We examined more than 200,000 visit records of patients treated for pain, taken from a representative sample of U.S. emergency departments from 1999 to 2020. Although white patients were far more likely to be prescribed opioid medication for their pain, we found no significant differences across race in either the type or severity of patients’ pain. Furthermore, racial disparities in pain medication remained even after we adjusted for any differences in insurance status, patient age, census region or other potentially important factors.
Our analysis of prescribing trends spanning over two decades’ worth of records found that opioid prescribing rates rose and fell, reflecting changing attitudes in clinical practice toward the use of opioid drugs. Notably, however, there appeared to be little change over time in the prescribing disparity across race.
Why it matters
These findings are important because they suggest that efforts to promote equitable health care in the U.S. over the past two decades, such as the Affordable Care Act[2], or “Obamacare,” do not appear to have translated to clinical practice – at least with regards to pain management in hospital emergency departments.

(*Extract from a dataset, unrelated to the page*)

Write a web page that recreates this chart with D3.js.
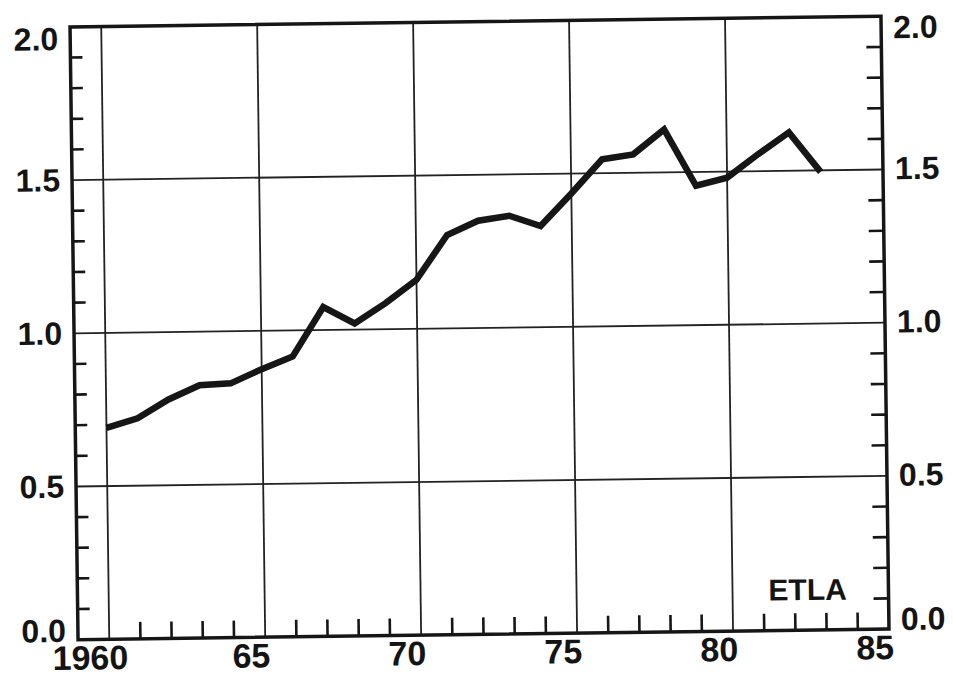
<!DOCTYPE html>
<meta charset="utf-8">
<style>
body { margin: 0; background: #fff; }
.frame { fill: none; stroke: #161616; stroke-width: 3.5px; }
.grid { fill: none; stroke: #222; stroke-width: 1.8px; }
.tick { stroke: #161616; stroke-width: 2.6px; }
.series { fill: none; stroke: #161616; stroke-width: 6.5px; stroke-linejoin: miter; stroke-linecap: butt; }
.lab { font-family: "Liberation Sans", Arial, sans-serif; font-weight: bold; fill: #141414; }
</style>
<body>
<script src="https://cdnjs.cloudflare.com/ajax/libs/d3/7.8.5/d3.min.js"></script>
<script>

var years = [1960, 1961, 1962, 1963, 1964, 1965, 1966, 1967, 1968, 1969, 1970, 1971,
             1972, 1973, 1974, 1975, 1976, 1977, 1978, 1979, 1980, 1981, 1982, 1983];
var values = [0.69, 0.72, 0.78, 0.825, 0.83, 0.875, 0.915, 1.075, 1.02, 1.085, 1.16, 1.305,
              1.35, 1.365, 1.33, 1.435, 1.545, 1.56, 1.64, 1.455, 1.48, 1.555, 1.625, 1.495];

var xGridYears = [1960, 1965, 1970, 1975, 1980];
var xLabels = ["1960", "65", "70", "75", "80", "85"];
var xLabelYears = [1960, 1965, 1970, 1975, 1980, 1985];
var yGrid = [0.5, 1.0, 1.5];
var yLabels = ["0.0", "0.5", "1.0", "1.5", "2.0"];
var yLabelValues = [0, 0.5, 1.0, 1.5, 2.0];
var sourceLabel = "ETLA";

var width = 953, height = 676;
var plotLeft = 74, plotRight = 885, plotTop = 21.6, plotBottom = 634.4;

var x = d3.scaleLinear().domain([1959, 1985]).range([plotLeft, plotRight]);
var y = d3.scaleLinear().domain([0, 2]).range([plotBottom, plotTop]);

var svg = d3.select("body").append("svg")
    .attr("width", width)
    .attr("height", height);

// the scan is a little tilted
var g = svg.append("g")
    .attr("transform", "rotate(-0.75, 479, 327.5)");

// grid
g.selectAll(".vgrid").data(xGridYears).enter().append("line")
    .attr("class", "grid")
    .attr("x1", function(d){ return x(d); }).attr("x2", function(d){ return x(d); })
    .attr("y1", plotTop).attr("y2", plotBottom);

g.selectAll(".hgrid").data(yGrid).enter().append("line")
    .attr("class", "grid")
    .attr("x1", plotLeft).attr("x2", plotRight)
    .attr("y1", function(d){ return y(d); }).attr("y2", function(d){ return y(d); });

// minor ticks
var yMinor = d3.range(1, 20).map(function(i){ return i / 10; })
    .filter(function(d){ return Math.round(d * 10) % 5 != 0; });
var xMinor = d3.range(1961, 1985).filter(function(d){ return d % 5 != 0; });

g.selectAll(".ytl").data(yMinor).enter().append("line")
    .attr("class", "tick")
    .attr("x1", plotLeft).attr("x2", plotLeft + 12)
    .attr("y1", function(d){ return y(d); }).attr("y2", function(d){ return y(d); });

g.selectAll(".ytr").data(yMinor).enter().append("line")
    .attr("class", "tick")
    .attr("x1", plotRight - 15).attr("x2", plotRight)
    .attr("y1", function(d){ return y(d); }).attr("y2", function(d){ return y(d); });

g.selectAll(".xt").data(xMinor).enter().append("line")
    .attr("class", "tick")
    .attr("x1", function(d){ return x(d); }).attr("x2", function(d){ return x(d); })
    .attr("y1", plotBottom).attr("y2", plotBottom - 17);

// frame
g.append("rect")
    .attr("class", "frame")
    .attr("x", plotLeft).attr("y", plotTop)
    .attr("width", plotRight - plotLeft).attr("height", plotBottom - plotTop);

// series
var line = d3.line()
    .x(function(d, i){ return x(years[i]); })
    .y(function(d){ return y(d); });

g.append("path")
    .datum(values)
    .attr("class", "series")
    .attr("d", line);

// labels
function yShift(v) {
  if (v == 2) return 12;
  if (v == 0) return -9;
  return 0;
}

g.selectAll(".yl").data(yLabels).enter().append("text")
    .attr("class", "lab")
    .attr("x", plotLeft - 12)
    .attr("y", function(d, i){ return y(yLabelValues[i]) + yShift(yLabelValues[i]); })
    .attr("text-anchor", "end")
    .attr("dominant-baseline", "central")
    .style("font-size", "32px")
    .text(function(d){ return d; });

g.selectAll(".yr").data(yLabels).enter().append("text")
    .attr("class", "lab")
    .attr("x", plotRight + 12)
    .attr("y", function(d, i){ return y(yLabelValues[i]) + yShift(yLabelValues[i]) - 1; })
    .attr("text-anchor", "start")
    .attr("dominant-baseline", "central")
    .style("font-size", "32px")
    .text(function(d){ return d; });

g.selectAll(".xl").data(xLabels).enter().append("text")
    .attr("class", "lab")
    .attr("x", function(d, i){ return x(xLabelYears[i]) - (i == 0 ? 19 : 14); })
    .attr("y", plotBottom + 30)
    .attr("text-anchor", "middle")
    .style("font-size", "34px")
    .text(function(d){ return d; });

g.append("text")
    .attr("class", "lab")
    .attr("x", 765)
    .attr("y", plotBottom - 30)
    .style("font-size", "30px")
    .text(sourceLabel);

</script>
</body>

There’s no question that as the ongoing opioid crisis[3] continues to escalate[4], a careful balance must be struck between the risks and benefits of prescribing opioids. But their appropriate use is an essential component of pain control in the emergency department, and they typically provide superior relief to non-opioids for short-term moderate to severe pain.
Undertreated pain produces unnecessary suffering and can result in a range of negative outcomes, even including a greater likelihood of developing long-term pain[5]. There are over 40 million pain-related emergency department visits annually[6], so it is clear that equitable pain treatment is a fundamental component of a fair health care system.
What still isn’t known
We do not know why such marked racial disparities exist. Some researchers have argued[7] that prescribing fewer opioids may be beneficial for Black patients as it reduces the risk of addiction. But this argument doesn’t square with the data, which show that overdose rates have traditionally been lower in Black populations compared with white people[8]. However, this trend has started to change in recent years[9].
In addition, some evidence suggests that clinicians may hold unconscious biases[10], incorrectly believing Black patients to be less sensitive to pain or that certain racial groups are less willing to accept pain medication[11].
While there is preliminary evidence that these factors may be important, there is not enough research that examines the degree to which they influence clinical practice. Researchers like us also know very little about whether promising remedial strategies based on these factors – such as educational training during medical school that challenges stereotypical beliefs – are effective, or indeed even implemented, in the real world.
What’s next?
The need for tackling racial disparities in health was brought into focus once more in February 2023, when the Biden-Harris administration[12] signed an executive order on further advancing racial equity. Given the long history of these issues, it is clear that more research is needed to help develop better strategies for tackling health inequalities.
The most effective strategies for addressing racial disparities in pain treatment are likely to be those that target the underlying causes. We are currently undertaking research to try to better understand these causes, how they contribute to disparities in real-world clinical practice and whether strategies designed to address them are actually effective.